Your vote matters on March 10
Claremont’s school district election on March 10 may be the most consequential in a generation. Eight warrant articles will appear on the ballot, and every registered voter should weigh in.
Start with Article 1, the election of school board members. Five of the seven people currently serving bear varying degrees of responsibility for the crisis we now face, as does virtually everyone who has served over the past decade. Audits fell years behind. A $5 million deficit exploded into public view last August. Bluff Elementary was shuttered, and forty staff members lost their jobs. When candidates tout their “experience,” ask yourself: experience doing what? A sane voter does not reward the people whose watch produced this disaster.

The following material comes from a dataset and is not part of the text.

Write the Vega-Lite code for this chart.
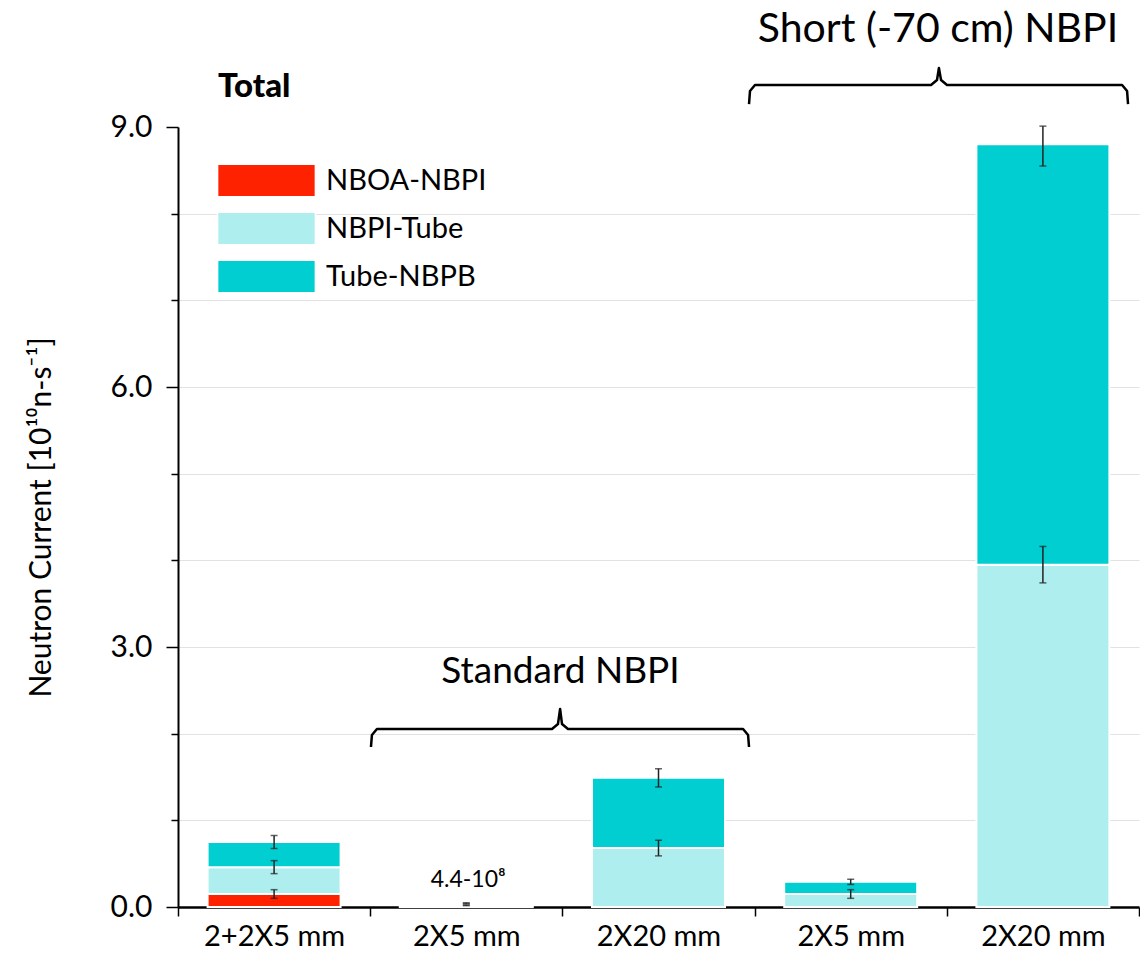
{
  "$schema": "https://vega.github.io/schema/vega-lite/v6.json",
  "width": 961,
  "height": 780,
  "autosize": {"type": "none"},
  "padding": {"left": 178, "top": 127, "right": 1, "bottom": 51},
  "background": "white",
  "config": {"view": {"stroke": null}, "font": "Lato"},
  "datasets": {
    "bars": [
      {"cat": "a", "series": "NBOA-NBPI", "k": 1, "value": 0.15, "lo": 0.10, "hi": 0.20},
      {"cat": "a", "series": "NBPI-Tube", "k": 2, "value": 0.31, "lo": 0.385, "hi": 0.535},
      {"cat": "a", "series": "Tube-NBPB", "k": 3, "value": 0.29, "lo": 0.675, "hi": 0.825},
      {"cat": "b", "series": "NBPI-Tube", "k": 2, "value": 0.02, "lo": 0.016, "hi": 0.024},
      {"cat": "b", "series": "Tube-NBPB", "k": 3, "value": 0.024, "lo": 0.040, "hi": 0.048},
      {"cat": "c", "series": "NBPI-Tube", "k": 2, "value": 0.68, "lo": 0.59, "hi": 0.77},
      {"cat": "c", "series": "Tube-NBPB", "k": 3, "value": 0.81, "lo": 1.385, "hi": 1.595},
      {"cat": "d", "series": "NBPI-Tube", "k": 2, "value": 0.15, "lo": 0.10, "hi": 0.20},
      {"cat": "d", "series": "Tube-NBPB", "k": 3, "value": 0.14, "lo": 0.26, "hi": 0.32},
      {"cat": "e", "series": "NBPI-Tube", "k": 2, "value": 3.95, "lo": 3.74, "hi": 4.16},
      {"cat": "e", "series": "Tube-NBPB", "k": 3, "value": 4.85, "lo": 8.55, "hi": 9.01}
    ],
    "braces": [
      {"g": "std", "i": 1, "u": 1.004, "v": 1.846},
      {"g": "std", "i": 2, "u": 1.009, "v": 1.985},
      {"g": "std", "i": 3, "u": 1.035, "v": 2.054},
      {"g": "std", "i": 4, "u": 1.946, "v": 2.054},
      {"g": "std", "i": 5, "u": 1.977, "v": 2.111},
      {"g": "std", "i": 6, "u": 1.988, "v": 2.285},
      {"g": "std", "i": 7, "u": 1.998, "v": 2.111},
      {"g": "std", "i": 8, "u": 2.029, "v": 2.054},
      {"g": "std", "i": 9, "u": 2.940, "v": 2.054},
      {"g": "std", "i": 10, "u": 2.966, "v": 1.985},
      {"g": "std", "i": 11, "u": 2.971, "v": 1.846},
      {"g": "short", "i": 1, "u": 2.971, "v": 9.265},
      {"g": "short", "i": 2, "u": 2.976, "v": 9.415},
      {"g": "short", "i": 3, "u": 3.002, "v": 9.484},
      {"g": "short", "i": 4, "u": 3.918, "v": 9.484},
      {"g": "short", "i": 5, "u": 3.949, "v": 9.542},
      {"g": "short", "i": 6, "u": 3.959, "v": 9.680},
      {"g": "short", "i": 7, "u": 3.970, "v": 9.542},
      {"g": "short", "i": 8, "u": 4.001, "v": 9.484},
      {"g": "short", "i": 9, "u": 4.912, "v": 9.484},
      {"g": "short", "i": 10, "u": 4.938, "v": 9.415},
      {"g": "short", "i": 11, "u": 4.943, "v": 9.265}
    ],
    "notes": [
      {"kind": "std", "u": 1.99, "v": 2.71, "t": "Standard NBPI"},
      {"kind": "short", "u": 3.954, "v": 10.12, "t": "Short (-70 cm) NBPI"},
      {"kind": "small", "u": 1.51, "v": 0.31, "t": "4.4-10⁸"},
      {"kind": "title", "u": 0.208, "v": 9.46, "t": "Total"}
    ]
  },
  "layer": [
    {
      "data": {"name": "bars"},
      "layer": [
        {
          "mark": {"type": "bar", "width": 133, "stroke": "white", "strokeWidth": 2},
          "encoding": {
            "x": {
              "field": "cat", "type": "nominal",
              "scale": {"domain": ["a", "b", "c", "d", "e"], "paddingInner": 0, "paddingOuter": 0},
              "axis": {
                "title": null,
                "labelExpr": "{'a':'2+2X5 mm','b':'2X5 mm','c':'2X20 mm','d':'2X5 mm','e':'2X20 mm'}[datum.value]",
                "labelAngle": 0, "labelFontSize": 29, "labelColor": "black", "labelPadding": 6,
                "tickBand": "extent", "tickSize": 9, "tickColor": "black", "tickWidth": 1.5,
                "domainColor": "black", "domainWidth": 2.5, "grid": false
              }
            },
            "y": {
              "field": "value", "type": "quantitative", "stack": "zero",
              "title": "Neutron Current [10¹⁰n-s⁻¹]",
              "scale": {"domain": [0, 9], "nice": false},
              "axis": {
                "values": [0, 1, 2, 3, 4, 5, 6, 7, 8, 9],
                "labelExpr": "datum.value % 3 === 0 ? format(datum.value, '.1f') : ''",
                "tickSize": {"condition": {"test": "datum.value % 3 === 0", "value": 12}, "value": 7},
                "tickColor": "black", "tickWidth": 1.5,
                "grid": true, "gridColor": "#e2e2e2", "gridWidth": 1,
                "gridOpacity": {"condition": {"test": "datum.value === 0 || datum.value === 9", "value": 0}, "value": 1},
                "domainColor": "black", "domainWidth": 2,
                "labelFontSize": 30, "labelColor": "black", "labelPadding": 14,
                "titleFontSize": 30, "titleFontWeight": "normal", "titleLimit": 1000,
                "titleColor": "black", "titlePadding": 54
              }
            },
            "color": {
              "field": "series", "type": "nominal",
              "scale": {"domain": ["NBOA-NBPI", "NBPI-Tube", "Tube-NBPB"], "range": ["#ff2200", "#afeeee", "#00ced1"]},
              "legend": {
                "title": null, "orient": "none", "legendX": 71, "legendY": 36,
                "symbolType": "M-3,-1H3V1H-3Z", "symbolSize": 1063, "symbolOpacity": 1,
                "symbolStrokeColor": "white", "symbolStrokeWidth": 1.5,
                "labelFontSize": 29, "labelColor": "black", "labelOffset": 42, "labelLimit": 400, "rowPadding": 9,
                "padding": 0
              }
            },
            "order": {"field": "k", "type": "quantitative"}
          }
        },
        {
          "mark": {"type": "errorbar", "ticks": {"size": 7, "thickness": 1.5, "color": "#222222"}, "rule": {"strokeWidth": 1.5, "color": "#222222"}},
          "encoding": {
            "x": {"field": "cat", "type": "nominal"},
            "y": {"field": "lo", "type": "quantitative", "title": "Neutron Current [10¹⁰n-s⁻¹]"},
            "y2": {"field": "hi"}
          }
        }
      ]
    },
    {
      "data": {"name": "braces"},
      "mark": {"type": "line", "color": "black", "strokeWidth": 2.5, "strokeJoin": "round"},
      "encoding": {
        "x": {"field": "u", "type": "quantitative", "scale": {"domain": [0, 5], "nice": false, "zero": false}, "axis": null},
        "y": {"field": "v", "type": "quantitative", "title": "Neutron Current [10¹⁰n-s⁻¹]"},
        "detail": {"field": "g"},
        "order": {"field": "i", "type": "quantitative"}
      }
    },
    {
      "data": {"name": "notes"},
      "transform": [{"filter": "datum.kind === 'std'"}],
      "mark": {"type": "text", "fontSize": 37, "color": "black", "baseline": "middle", "align": "center"},
      "encoding": {
        "x": {"field": "u", "type": "quantitative", "scale": {"domain": [0, 5], "nice": false, "zero": false}, "axis": null},
        "y": {"field": "v", "type": "quantitative", "title": "Neutron Current [10¹⁰n-s⁻¹]"},
        "text": {"field": "t"}
      }
    },
    {
      "data": {"name": "notes"},
      "transform": [{"filter": "datum.kind === 'short'"}],
      "mark": {"type": "text", "fontSize": 41, "color": "black", "baseline": "middle", "align": "center"},
      "encoding": {
        "x": {"field": "u", "type": "quantitative", "scale": {"domain": [0, 5], "nice": false, "zero": false}, "axis": null},
        "y": {"field": "v", "type": "quantitative", "title": "Neutron Current [10¹⁰n-s⁻¹]"},
        "text": {"field": "t"}
      }
    },
    {
      "data": {"name": "notes"},
      "transform": [{"filter": "datum.kind === 'small'"}],
      "mark": {"type": "text", "fontSize": 23, "color": "black", "baseline": "middle", "align": "center"},
      "encoding": {
        "x": {"field": "u", "type": "quantitative", "scale": {"domain": [0, 5], "nice": false, "zero": false}, "axis": null},
        "y": {"field": "v", "type": "quantitative", "title": "Neutron Current [10¹⁰n-s⁻¹]"},
        "text": {"field": "t"}
      }
    },
    {
      "data": {"name": "notes"},
      "transform": [{"filter": "datum.kind === 'title'"}],
      "mark": {"type": "text", "fontSize": 33, "fontWeight": 900, "color": "black", "baseline": "middle", "align": "left"},
      "encoding": {
        "x": {"field": "u", "type": "quantitative", "scale": {"domain": [0, 5], "nice": false, "zero": false}, "axis": null},
        "y": {"field": "v", "type": "quantitative", "title": "Neutron Current [10¹⁰n-s⁻¹]"},
        "text": {"field": "t"}
      }
    }
  ],
  "resolve": {"scale": {"x": "independent"}}
}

Articles 5 and 6 ask whether to authorize the sale of the vacant Bluff Elementary property and the former Masonic Temple at 52 Maple Avenue. Vote yes. The district needs cash, not illiquid real estate, and the maintenance, insurance, and liability costs that come with empty buildings. Selling these properties also returns them to the tax rolls.
Article 7 proposes open enrollment that would welcome outside students while barring Claremont families from sending their children elsewhere. The district wants to collect tuition revenue from incoming students while denying our families the freedom to choose. That turns children into revenue streams. Tax money spent educating children should be directed by parents, not by the district’s bottom line.
Article 8 is the citizen-petitioned budget cap. Every current board member signed this warrant without having read it. That tells you everything about the institutional culture that allowed per-pupil spending to climb 41% in a decade while proficiency remained dismal. Board terms are staggered so that voter discontent takes years to produce turnover. Strong guardrails are required to prevent the people who created this crisis from creating the next one. Vote yes.
Polls are open March 10, 8:00 a.m. to 7:00 p.m. at Claremont Middle School (Wards 1 and 2) and Disnard Elementary (Ward 3). The people who created this crisis are counting on low turnout. Prove them wrong.